_WORK REQUIRED:_ Exactly as written, retype the listing below, omitting the pictures.

— Start —

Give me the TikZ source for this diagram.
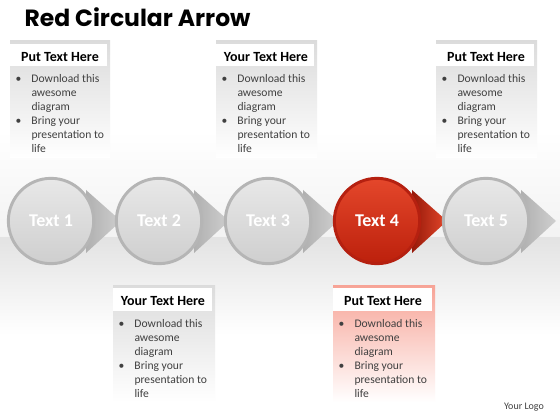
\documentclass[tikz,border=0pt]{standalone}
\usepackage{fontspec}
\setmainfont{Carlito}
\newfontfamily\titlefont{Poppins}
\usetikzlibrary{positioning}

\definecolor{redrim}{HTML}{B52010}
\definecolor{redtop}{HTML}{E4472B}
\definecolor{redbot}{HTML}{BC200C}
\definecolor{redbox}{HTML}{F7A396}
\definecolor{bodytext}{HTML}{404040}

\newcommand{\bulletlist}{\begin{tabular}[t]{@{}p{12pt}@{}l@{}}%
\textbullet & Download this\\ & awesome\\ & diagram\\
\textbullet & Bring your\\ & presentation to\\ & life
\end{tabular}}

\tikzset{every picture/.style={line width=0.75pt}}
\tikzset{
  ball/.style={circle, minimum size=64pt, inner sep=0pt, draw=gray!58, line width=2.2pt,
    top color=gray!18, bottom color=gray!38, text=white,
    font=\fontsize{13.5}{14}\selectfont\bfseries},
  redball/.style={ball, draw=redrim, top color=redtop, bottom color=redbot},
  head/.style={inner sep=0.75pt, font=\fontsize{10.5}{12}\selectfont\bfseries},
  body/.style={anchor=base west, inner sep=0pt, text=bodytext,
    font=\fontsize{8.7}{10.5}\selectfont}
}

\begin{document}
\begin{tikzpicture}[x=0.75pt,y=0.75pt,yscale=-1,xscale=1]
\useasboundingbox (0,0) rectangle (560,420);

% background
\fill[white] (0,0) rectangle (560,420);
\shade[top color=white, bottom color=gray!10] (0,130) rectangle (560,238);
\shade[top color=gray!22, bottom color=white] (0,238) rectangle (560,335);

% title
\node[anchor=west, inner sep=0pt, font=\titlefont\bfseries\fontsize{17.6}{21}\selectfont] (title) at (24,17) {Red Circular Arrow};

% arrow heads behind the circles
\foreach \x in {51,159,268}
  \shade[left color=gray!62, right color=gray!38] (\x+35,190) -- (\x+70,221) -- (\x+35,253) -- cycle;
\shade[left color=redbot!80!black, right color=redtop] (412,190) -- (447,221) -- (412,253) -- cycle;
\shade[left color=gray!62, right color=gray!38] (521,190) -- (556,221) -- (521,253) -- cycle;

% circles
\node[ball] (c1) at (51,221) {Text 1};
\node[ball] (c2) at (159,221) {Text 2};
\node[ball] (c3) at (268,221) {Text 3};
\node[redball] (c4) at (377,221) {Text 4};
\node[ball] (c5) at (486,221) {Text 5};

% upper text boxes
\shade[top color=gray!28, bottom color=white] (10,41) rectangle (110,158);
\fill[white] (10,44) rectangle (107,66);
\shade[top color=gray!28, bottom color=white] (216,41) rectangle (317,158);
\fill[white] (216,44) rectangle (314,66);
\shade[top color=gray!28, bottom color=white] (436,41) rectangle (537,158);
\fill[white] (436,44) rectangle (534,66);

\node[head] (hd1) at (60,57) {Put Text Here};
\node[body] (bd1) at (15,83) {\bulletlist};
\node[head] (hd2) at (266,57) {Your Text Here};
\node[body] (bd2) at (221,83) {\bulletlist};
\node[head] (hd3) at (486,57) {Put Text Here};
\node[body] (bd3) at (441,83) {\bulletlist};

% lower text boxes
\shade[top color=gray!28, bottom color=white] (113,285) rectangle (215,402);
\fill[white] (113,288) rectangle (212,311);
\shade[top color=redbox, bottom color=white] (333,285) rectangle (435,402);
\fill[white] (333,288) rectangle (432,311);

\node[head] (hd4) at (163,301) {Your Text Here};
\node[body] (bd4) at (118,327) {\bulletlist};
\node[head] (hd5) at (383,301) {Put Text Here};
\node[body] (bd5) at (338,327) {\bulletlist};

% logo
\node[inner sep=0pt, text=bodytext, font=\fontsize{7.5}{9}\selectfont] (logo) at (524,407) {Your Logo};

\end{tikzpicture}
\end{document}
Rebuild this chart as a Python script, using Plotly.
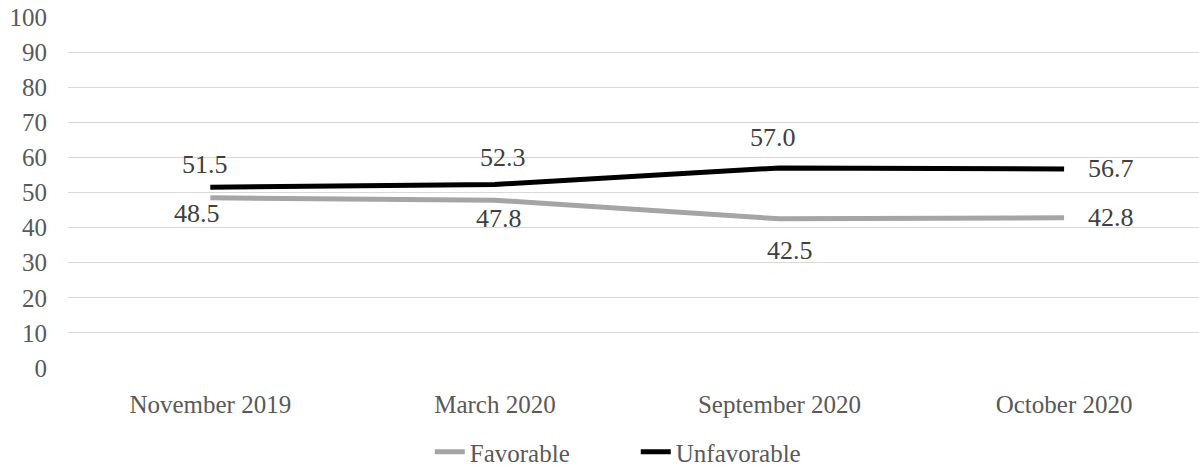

— End —

_FULL ANSWER:_
Give me the TikZ source for this diagram.
\documentclass[tikz,border=0pt]{standalone}
\usepackage{fontspec}
\setmainfont{Carlito}
\newfontfamily\titlefont{Poppins}
\usetikzlibrary{positioning}

\definecolor{redrim}{HTML}{B52010}
\definecolor{redtop}{HTML}{E4472B}
\definecolor{redbot}{HTML}{BC200C}
\definecolor{redbox}{HTML}{F7A396}
\definecolor{bodytext}{HTML}{404040}

\newcommand{\bulletlist}{\begin{tabular}[t]{@{}p{12pt}@{}l@{}}%
\textbullet & Download this\\ & awesome\\ & diagram\\
\textbullet & Bring your\\ & presentation to\\ & life
\end{tabular}}

\tikzset{every picture/.style={line width=0.75pt}}
\tikzset{
  ball/.style={circle, minimum size=64pt, inner sep=0pt, draw=gray!58, line width=2.2pt,
    top color=gray!18, bottom color=gray!38, text=white,
    font=\fontsize{13.5}{14}\selectfont\bfseries},
  redball/.style={ball, draw=redrim, top color=redtop, bottom color=redbot},
  head/.style={inner sep=0.75pt, font=\fontsize{10.5}{12}\selectfont\bfseries},
  body/.style={anchor=base west, inner sep=0pt, text=bodytext,
    font=\fontsize{8.7}{10.5}\selectfont}
}

\begin{document}
\begin{tikzpicture}[x=0.75pt,y=0.75pt,yscale=-1,xscale=1]
\useasboundingbox (0,0) rectangle (560,420);

% background
\fill[white] (0,0) rectangle (560,420);
\shade[top color=white, bottom color=gray!10] (0,130) rectangle (560,238);
\shade[top color=gray!22, bottom color=white] (0,238) rectangle (560,335);

% title
\node[anchor=west, inner sep=0pt, font=\titlefont\bfseries\fontsize{17.6}{21}\selectfont] (title) at (24,17) {Red Circular Arrow};

% arrow heads behind the circles
\foreach \x in {51,159,268}
  \shade[left color=gray!62, right color=gray!38] (\x+35,190) -- (\x+70,221) -- (\x+35,253) -- cycle;
\shade[left color=redbot!80!black, right color=redtop] (412,190) -- (447,221) -- (412,253) -- cycle;
\shade[left color=gray!62, right color=gray!38] (521,190) -- (556,221) -- (521,253) -- cycle;

% circles
\node[ball] (c1) at (51,221) {Text 1};
\node[ball] (c2) at (159,221) {Text 2};
\node[ball] (c3) at (268,221) {Text 3};
\node[redball] (c4) at (377,221) {Text 4};
\node[ball] (c5) at (486,221) {Text 5};

% upper text boxes
\shade[top color=gray!28, bottom color=white] (10,41) rectangle (110,158);
\fill[white] (10,44) rectangle (107,66);
\shade[top color=gray!28, bottom color=white] (216,41) rectangle (317,158);
\fill[white] (216,44) rectangle (314,66);
\shade[top color=gray!28, bottom color=white] (436,41) rectangle (537,158);
\fill[white] (436,44) rectangle (534,66);

\node[head] (hd1) at (60,57) {Put Text Here};
\node[body] (bd1) at (15,83) {\bulletlist};
\node[head] (hd2) at (266,57) {Your Text Here};
\node[body] (bd2) at (221,83) {\bulletlist};
\node[head] (hd3) at (486,57) {Put Text Here};
\node[body] (bd3) at (441,83) {\bulletlist};

% lower text boxes
\shade[top color=gray!28, bottom color=white] (113,285) rectangle (215,402);
\fill[white] (113,288) rectangle (212,311);
\shade[top color=redbox, bottom color=white] (333,285) rectangle (435,402);
\fill[white] (333,288) rectangle (432,311);

\node[head] (hd4) at (163,301) {Your Text Here};
\node[body] (bd4) at (118,327) {\bulletlist};
\node[head] (hd5) at (383,301) {Put Text Here};
\node[body] (bd5) at (338,327) {\bulletlist};

% logo
\node[inner sep=0pt, text=bodytext, font=\fontsize{7.5}{9}\selectfont] (logo) at (524,407) {Your Logo};

\end{tikzpicture}
\end{document}
Rebuild this chart as a Python script, using Plotly.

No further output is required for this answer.